Convocamos os gestores, pesquisadores, profissionais de saúde, estudantes, jornalistas e todos os demais setores da sociedade a juntar suas vozes ao movimento social numa avaliação profunda, honesta e transparente sobre como priorizar o que a resposta à AIDS no Brasil tem de melhor e sobre como eliminar de vez aquilo que nos prende a um passado de pânico moral, exclusão social, sofrimento e morte civil.
O primeiro passo é o reconhecimento de que muito precisa ser dito, de que existem muitos gritos entalados, muita coisa que não quer calar.
- Não quer calar o fato que a cada hora, duas pessoas morrem de AIDS no Brasil. Quem morre de AIDS? Porque morre de AIDS? O que falha na assistência?
- Não quer calar o agudo crescimento do número de casos, especialmente entre os jovens. O que falha na prevenção?
- Não quer calar o fato de que existem quase 12.000 pessoas co-infectadas com HIV e HCV, e que não existem metas para alcançá-las, apesar destas pessoas serem público prioritário para o tratamento com os medicamentos mais avançados, desde 2015.
- Não quer calar as propostas de fim de destinação específica de recursos para a AIDS, que ameaçam a já abalada rede de atenção e cuidado, num momento em que cada vez mais pessoas são colocadas em tratamento com cada vez menos garantias sobre a atenção que irão receber.

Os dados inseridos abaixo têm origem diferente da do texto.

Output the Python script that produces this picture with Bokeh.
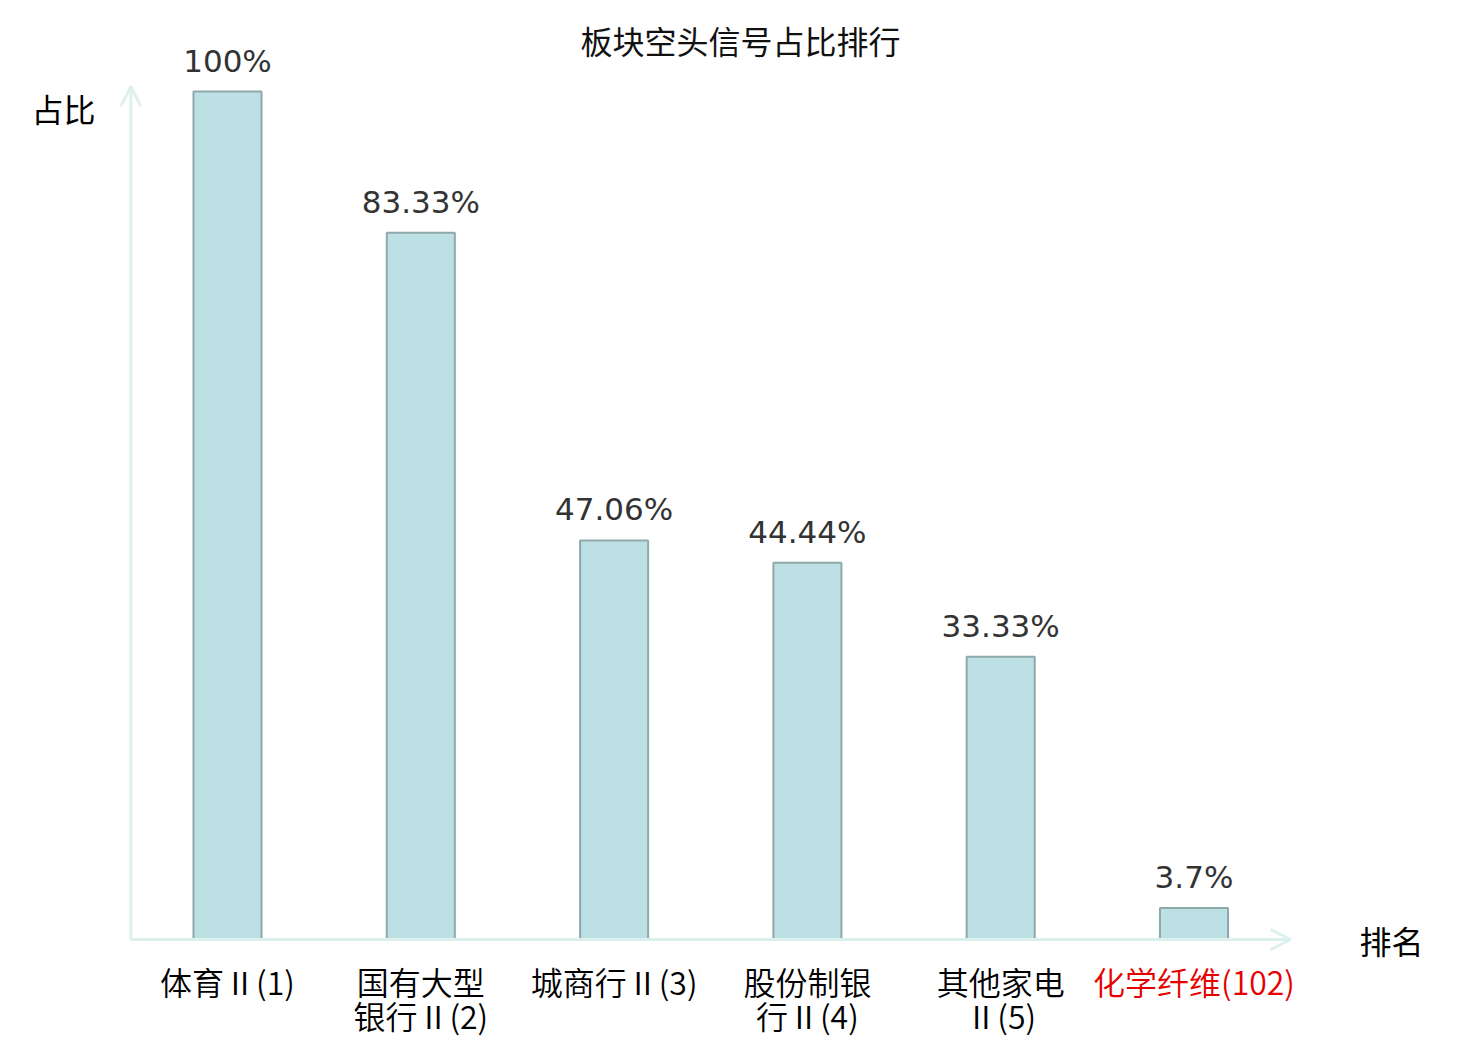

- Não quer calar as incertezas sobre as compras de ARVs, com estoques cada vez mais reduzidos nos Estados e episódios frequentes de desabastecimentos
- Não quer calar que os já poucos recursos da saúde são assaltados pela ganância de empresas farmacêuticas transnacionais, que cobram preços absurdos por medicamentos essenciais e outros insumos, como exames de carga viral.
- Não quer calar a falta de apoio às ONGS que tanto contribuíram para as inúmeras inovações que colocaram o Brasil na vanguarda mundial da luta contra a AIDS
- Não quer calar o descompromisso com a centralidade dos direitos humanos nas políticas públicas de saúde, o que contribui para um ambiente de violações de direitos, desrespeito e violência.
Conclamamos a sociedade como um todo a se dedicar a ações que encarem de frente esses desafios. Exigimos que as gestões municipais, estaduais e nacional parem imediatamente de fingir que a resposta brasileira ao HIV ainda é modelo e desenvolva abordagens com centralidade nos direitos humanos, com horizontalidade e que efetivamente respondam aos desafios que apontamos acima.